Sean Maloney, a senior attorney at Willkie, Farr and Gallagher who represents the Matthew Shepard Foundation, said of "20/20"'s apparent prejudgment of the story, "This strikes us as bad journalism. There is a significant body of evidence that says that anti-gay bias played a role in Matt's death."
The November 26 story said that Aaron McKinney who, along with Russell Henderson, murdered Shepard on October 6, 1998 was fueled by meth. [emphasis added]
Ten years after he'd already made up his mind, Jimenez is publishing his book.
The Matthew Shepard Foundation has already condemned Jimenez's theory, telling the Huffington Post:
Attempts now to rewrite the story of this hate crime appear to be based on untrustworthy sources, factual errors, rumors and innuendo rather than the actual evidence gathered by law enforcement and presented in a court of law. We do not respond to innuendo, rumor or conspiracy theories. Instead we recommit ourselves to honoring Matthew's memory, and refuse to be intimidated by those who seek to tarnish it.
Nevertheless, right-wing media outlets have already jumped on Jimenez's theory to claim that the problem of anti-LGBT hate crimes has been exaggerated.
WND columnist Jack Cashill gloated that the book undermines the efforts of the "gay grievance industry" to draw attention to hate crimes. The Shepard case, Cashill wrote, highlights how the LGBT movement's "coordination and ... duplicity" have promoted the false narrative that anti-LGBT violence is actually a problem.
Austin Ruse - who in July celebrated Russia's brutal crackdown on LGBT people - took to Breitbart.com to blast "Matthew Shepard Inc." for promoting the "lie" that homophobia had anything to do with Shepard's murder. PJ Media's Ed Driscoll touted Ruse's report on the book, asserting that Shepard's death had been "politicize[d]" by a "paranoid" left desperate to advance the hate crime narrative. A guest blogger on Gateway Pundit echoed Driscoll's argument, writing that Jimenez's book "cast[s] a terrible light on a media that has long been anxious to build a narrative hostile to mainstream America."

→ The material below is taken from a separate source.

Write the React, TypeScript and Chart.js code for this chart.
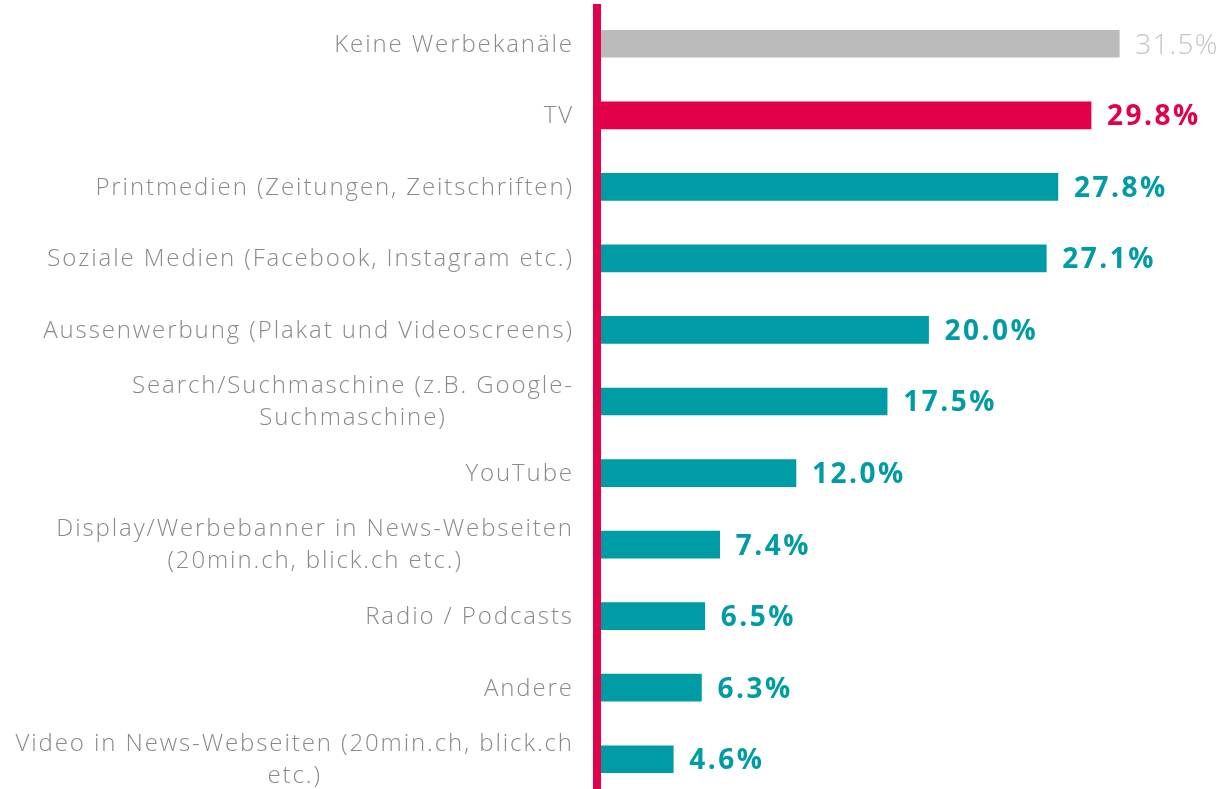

Even sources outside the right-wing media have been taken by Jimenez and his argument. Writing for The Jewish Daily Forward, Kenneth S. Stern - an attorney and gay rights supporter who discloses that he and Jimenez went to high school together - calls the theory promoted by The Book of Matt "compelling." Stern made no note of the problems that plagued Jimenez's earlier work for 20/20.
Amid the debate sparked by Jimenez's book, it's critical not to lose sight of the reality of anti-LGBT hate crimes. According to FBI figures, there were an estimated 1,300 hate crimes motivated by sexual orientation in 2011, the most recent year for which statistics are available. Even in parts of the country considered LGBT-friendly, anti-LGBT violence is a pervasive - even worsening - problem. New York City, for instance, is on track to see a doubling of anti-LGBT hate crimes by the end of 2013. These are figures that hate crime denialists and Matthew Shepard truthers can't dispute.